China’s quest to continue to dominate lithium battery supply chains continues to move forward. For instance, China’s Ganfeng Lithium Company, the world’s top lithium company, recently signed a three-year contract to supply battery-grade lithium products to the leading manufacturer of electric vehicles Tesla Inc.
Because there is such “big business” associated with lithium and other mineral deposits, Bolduc said Beijing has been optimistic about contracting business in Afghanistan for quite a long time, He said the Chinese regime will likely be able to take advantage of the “less sophisticated, less bureaucratic government” of the Taliban to acquire all of what it desires.
“All China wants are the resources to maintain their global exploits—and as long as they’re granted the opportunity to get those resources,” Bolduc said, “it’s very likely they’ll pay or say whatever is necessary to get them.”
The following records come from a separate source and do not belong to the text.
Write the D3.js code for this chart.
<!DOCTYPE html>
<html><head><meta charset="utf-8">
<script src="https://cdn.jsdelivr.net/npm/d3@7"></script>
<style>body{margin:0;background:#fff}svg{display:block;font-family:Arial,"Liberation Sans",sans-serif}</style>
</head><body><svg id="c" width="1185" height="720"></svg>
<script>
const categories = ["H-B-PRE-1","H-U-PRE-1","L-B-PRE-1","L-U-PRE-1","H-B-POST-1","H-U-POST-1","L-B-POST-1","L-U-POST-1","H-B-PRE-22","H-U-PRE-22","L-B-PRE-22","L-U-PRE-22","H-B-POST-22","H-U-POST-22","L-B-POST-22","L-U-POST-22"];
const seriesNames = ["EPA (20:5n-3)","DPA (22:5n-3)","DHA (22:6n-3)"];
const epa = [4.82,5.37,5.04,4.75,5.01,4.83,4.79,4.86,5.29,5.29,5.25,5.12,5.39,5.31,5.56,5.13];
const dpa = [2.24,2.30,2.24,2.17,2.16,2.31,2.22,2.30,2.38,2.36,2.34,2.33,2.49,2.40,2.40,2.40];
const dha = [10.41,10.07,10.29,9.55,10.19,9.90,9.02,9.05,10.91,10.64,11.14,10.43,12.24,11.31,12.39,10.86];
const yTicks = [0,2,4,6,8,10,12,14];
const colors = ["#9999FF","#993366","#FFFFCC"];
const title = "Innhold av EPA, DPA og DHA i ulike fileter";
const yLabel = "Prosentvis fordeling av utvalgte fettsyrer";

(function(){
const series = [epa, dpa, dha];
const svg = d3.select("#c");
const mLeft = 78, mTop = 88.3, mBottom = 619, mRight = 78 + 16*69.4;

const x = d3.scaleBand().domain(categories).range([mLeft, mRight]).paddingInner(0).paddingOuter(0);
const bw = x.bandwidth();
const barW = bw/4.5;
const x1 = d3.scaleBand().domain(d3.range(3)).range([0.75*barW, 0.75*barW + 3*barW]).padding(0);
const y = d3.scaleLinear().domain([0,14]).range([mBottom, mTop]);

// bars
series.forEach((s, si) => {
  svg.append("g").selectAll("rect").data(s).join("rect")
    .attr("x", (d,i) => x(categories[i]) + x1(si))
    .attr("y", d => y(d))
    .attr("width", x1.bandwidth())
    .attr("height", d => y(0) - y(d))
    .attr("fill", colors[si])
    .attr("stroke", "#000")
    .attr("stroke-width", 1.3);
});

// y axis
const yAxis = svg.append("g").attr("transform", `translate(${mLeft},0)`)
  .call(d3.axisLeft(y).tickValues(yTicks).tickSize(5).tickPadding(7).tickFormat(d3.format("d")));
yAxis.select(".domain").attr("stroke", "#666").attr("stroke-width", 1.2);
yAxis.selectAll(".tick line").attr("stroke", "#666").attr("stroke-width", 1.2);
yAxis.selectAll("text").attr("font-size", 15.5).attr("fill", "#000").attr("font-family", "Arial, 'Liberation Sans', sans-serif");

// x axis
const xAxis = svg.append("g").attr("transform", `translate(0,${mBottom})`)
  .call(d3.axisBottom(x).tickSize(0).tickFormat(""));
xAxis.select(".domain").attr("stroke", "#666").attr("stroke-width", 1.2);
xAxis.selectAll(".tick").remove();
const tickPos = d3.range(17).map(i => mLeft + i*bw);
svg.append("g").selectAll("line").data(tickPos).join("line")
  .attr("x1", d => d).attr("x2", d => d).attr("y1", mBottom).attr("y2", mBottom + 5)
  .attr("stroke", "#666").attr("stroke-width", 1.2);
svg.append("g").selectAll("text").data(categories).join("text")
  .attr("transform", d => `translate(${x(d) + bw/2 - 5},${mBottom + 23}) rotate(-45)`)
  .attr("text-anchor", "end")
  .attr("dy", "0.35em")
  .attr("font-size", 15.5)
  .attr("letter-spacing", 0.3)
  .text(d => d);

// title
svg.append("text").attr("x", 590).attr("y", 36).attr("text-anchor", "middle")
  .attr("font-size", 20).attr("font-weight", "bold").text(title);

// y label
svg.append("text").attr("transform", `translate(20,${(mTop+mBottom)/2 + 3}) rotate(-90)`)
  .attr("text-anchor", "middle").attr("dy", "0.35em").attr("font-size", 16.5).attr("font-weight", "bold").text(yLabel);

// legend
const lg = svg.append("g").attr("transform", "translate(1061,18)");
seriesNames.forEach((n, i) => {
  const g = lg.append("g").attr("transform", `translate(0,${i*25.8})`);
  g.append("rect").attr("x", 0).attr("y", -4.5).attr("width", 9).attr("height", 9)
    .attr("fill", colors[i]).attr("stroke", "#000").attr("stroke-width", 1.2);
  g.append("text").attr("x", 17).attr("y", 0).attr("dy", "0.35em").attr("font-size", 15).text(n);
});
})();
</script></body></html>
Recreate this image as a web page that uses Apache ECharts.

Maintaining control of Bagram Air Field was equally important to Steiner and Bolduc, as it could be for the Chinese regime. Bolduc said that a minimal presence of the United States military could have continued to help bolster peace in Afghanistan and throughout the region, while also keeping the CCP at bay. “And why not use an area that’s been used for 20 years as the base of operation for maintaining a regional footprint?” he said.
During U.S. negotiations with the Taliban, Steiner said the United States should have attempted to “maintain a location, like Bagram—much like has been done in northern Syria and Iraq.”
This is not unusual, as hundreds of U.S. troops remain deployed around the world in the fight against global terror. Bolduc said, “This should have been pressed for during the negotiation process, because it’s really the only way the U.S. could have ensured that the Taliban doesn’t go back to their own ways and allow Afghanistan to become the terrorist safe haven it will become.”
While the United States could have taken “a hard line” on the matter,” Steiner said, “the Taliban could have simply said no—and that’s probably something we’ll never know about the negotiation process.”